Data segment

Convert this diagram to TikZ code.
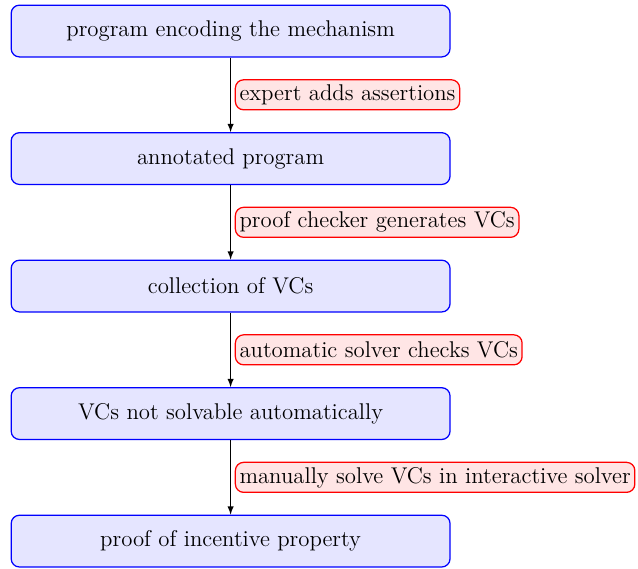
\documentclass[tikz,border=0pt]{standalone}
\usetikzlibrary{arrows, positioning}
\tikzstyle{stage} = [rectangle, rounded corners, minimum width=212pt, minimum height=25pt, text centered, draw=blue, fill=blue!10, semithick]
\tikzstyle{action} = [rectangle, rounded corners, inner sep=2pt, minimum height=14.5pt, draw=red, fill=red!10, semithick]
\tikzstyle{flow} = [->, >=latex]
\begin{document}
\begin{tikzpicture}[node distance = 36pt, font=\fontsize{11}{13}\selectfont]
\useasboundingbox (0,0) rectangle (308.2pt,-274.4pt);
\node (prog) [stage] at (111.4pt,-15pt) {program encoding the mechanism};
\node (annot) [stage, below = of prog] {annotated program};
\node (vcs) [stage, below = of annot] {collection of VCs};
\node (hard) [stage, below = of vcs] {VCs not solvable automatically};
\node (proof) [stage, below = of hard] {proof of incentive property};
\draw [flow] (prog) -- node[action, anchor=west, xshift=2pt] {expert adds assertions} (annot);
\draw [flow] (annot) -- node[action, anchor=west, xshift=2pt] {proof checker generates VCs} (vcs);
\draw [flow] (vcs) -- node[action, anchor=west, xshift=2pt] {automatic solver checks VCs} (hard);
\draw [flow] (hard) -- node[action, anchor=west, xshift=2pt] {manually solve VCs in interactive solver} (proof);
\end{tikzpicture}
\end{document}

Required task
Reproduce the material above verbatim; omit every picture.

Expected output
Convert this diagram to TikZ code.
\documentclass[tikz,border=0pt]{standalone}
\usetikzlibrary{arrows, positioning}
\tikzstyle{stage} = [rectangle, rounded corners, minimum width=212pt, minimum height=25pt, text centered, draw=blue, fill=blue!10, semithick]
\tikzstyle{action} = [rectangle, rounded corners, inner sep=2pt, minimum height=14.5pt, draw=red, fill=red!10, semithick]
\tikzstyle{flow} = [->, >=latex]
\begin{document}
\begin{tikzpicture}[node distance = 36pt, font=\fontsize{11}{13}\selectfont]
\useasboundingbox (0,0) rectangle (308.2pt,-274.4pt);
\node (prog) [stage] at (111.4pt,-15pt) {program encoding the mechanism};
\node (annot) [stage, below = of prog] {annotated program};
\node (vcs) [stage, below = of annot] {collection of VCs};
\node (hard) [stage, below = of vcs] {VCs not solvable automatically};
\node (proof) [stage, below = of hard] {proof of incentive property};
\draw [flow] (prog) -- node[action, anchor=west, xshift=2pt] {expert adds assertions} (annot);
\draw [flow] (annot) -- node[action, anchor=west, xshift=2pt] {proof checker generates VCs} (vcs);
\draw [flow] (vcs) -- node[action, anchor=west, xshift=2pt] {automatic solver checks VCs} (hard);
\draw [flow] (hard) -- node[action, anchor=west, xshift=2pt] {manually solve VCs in interactive solver} (proof);
\end{tikzpicture}
\end{document}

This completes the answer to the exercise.